Some general principles were summarised at para [85] of that judgment.
- In the absence of any representation for the Government in this appeal, we should not be taken to be indicating a view on whether
it may have any liability for a breach of Article 9(1) in the present circumstances.”
- Relying on National Pacific Insurance Ltd v Vaivaimuli Corporation Ltd, the Plaintiff through counsel submits that there “is clearly a cause of action arising from the delay in judgment and any
further arguments in relation to the cause of action is to be discussed in the substantive hearing.”[22] This is to overstate the judgment. The judgment provides that liability to pay compensation for the delay in rendering judgments
is arguable. The Court of Appeal did not recognize that where there is established delay in the rendering of a judgment by a Court, Government
will be liable to pay compensation under article 9(1) of the Constitution.
- The key difficulty for the Plaintiff here is that he has no standing to bring an article 9(1) claim in terms of any alleged harm
suffered due to any alleged delay by Sapolu CJ in delivering his judgment in the LCCL and LDS proceedings. Whilst it is arguable
that “the right to a hearing within a reasonable time includes a right to have a judgment pronounced within a reasonable time”
and consequently, the alleged delay by Sapolu CJ might constitute a breach of article 9(1) of the Constitution, the Plaintiff was
not a party to those proceedings. The LCCL v LDS proceedings did not entail the determination of his civil rights and obligations,
but those of LCCL. The Plaintiff’s claim for the alleged breach of his article 9(1) rights by the Defendant has no prospects
of success.
Failure to Plead Sufficient and Specific Facts
- I do not need to address this specific aspect of the Defendant’s submissions in support of its strike out motion except only
to repeat that if the claim can be saved by amendment, an amendment may be permitted to cure any deficiency in the pleadings. For
the reasons that I have set out earlier, the Plaintiff’s proceedings cannot be saved.
F. RESULT
- For the foregoing reasons, I have concluded that:
- (a) These proceedings brought by the Plaintiff against the Defendant are doomed to fail and should therefore be struck out. Accordingly,
the Statement of Claim is struck out in its entirety; and
- (b) Counsel are to agree as to costs, failing which, counsel are at liberty to file memoranda as to costs within 14 days.
JUSTICE CLARKE
[1] Paragraph 1, Statement of Claim (SoC).
[2] Paragraph 6, SoC.
[3] Paragraph 7, SoC.
[4] Paragraph 8, SoC.
[5] Paragraph 9, SoC.
[6] Paragraph 10, SoC.
[7] Paragraph 11, SoC.
[8] Paragraph 14, SoC.
[9] Woodroffe v Fisher [2017] WSCA 9 (15 September 2017).
[10] Paragraph 8, SoC.
[11] Woodroffe v Fisher, above n.9.
[12] Paragraph 1, SoC.
[13] Plaintiff’s Submissions Opposing Strike Out, 03 July 2022 at paragraph 14.
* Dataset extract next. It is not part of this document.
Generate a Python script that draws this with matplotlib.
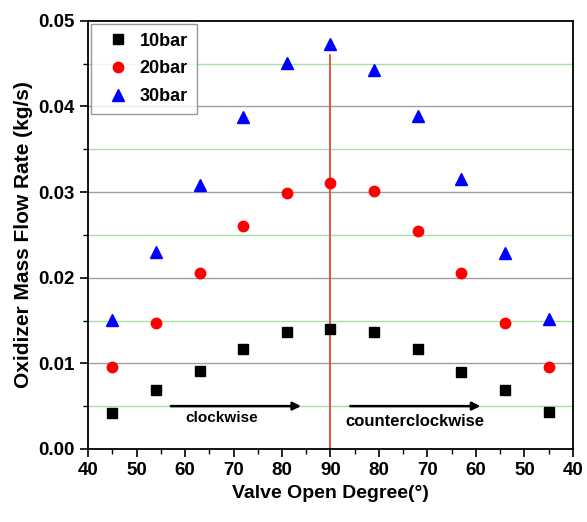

[14] 26 Halsbury’s Laws of England, 4th ed, para 550.
[15] See: rule 125, Supreme Court (Civil Procedure) Rules 1980.
[16] Paragraph 14, SoC.
[17] Section 2, Government Proceedings Act 1974. The Constitution also expressly differentiates the Executive arm of government (Part IV) from the Judicial Arm of government (Part
VI).
[18] Section 4(2), Ministerial and Departmental Arrangements Act 2003.
[19] See also: Land and Titles Court v Kalevini [2017] WSCA 8, para 26.
[20] See generally the principles of judicial immunity discussed in: Tafililupetiamalie v Attorney General [2015] WSSC 62 (30 June 2015); Woodroffe v Fisher [2017] WSCA 9 (15 September 2017); Sapolu v Saaga [2018] WSCA 9 (25 October 2018).
[21] National Pacific Insurance Ltd v Vaivaimuli Corporation Ltd [2020] WSCA 3 at para 27.
[22] Plaintiff’s Submissions Opposing Strikeout, 3rd July 2022 at p.3.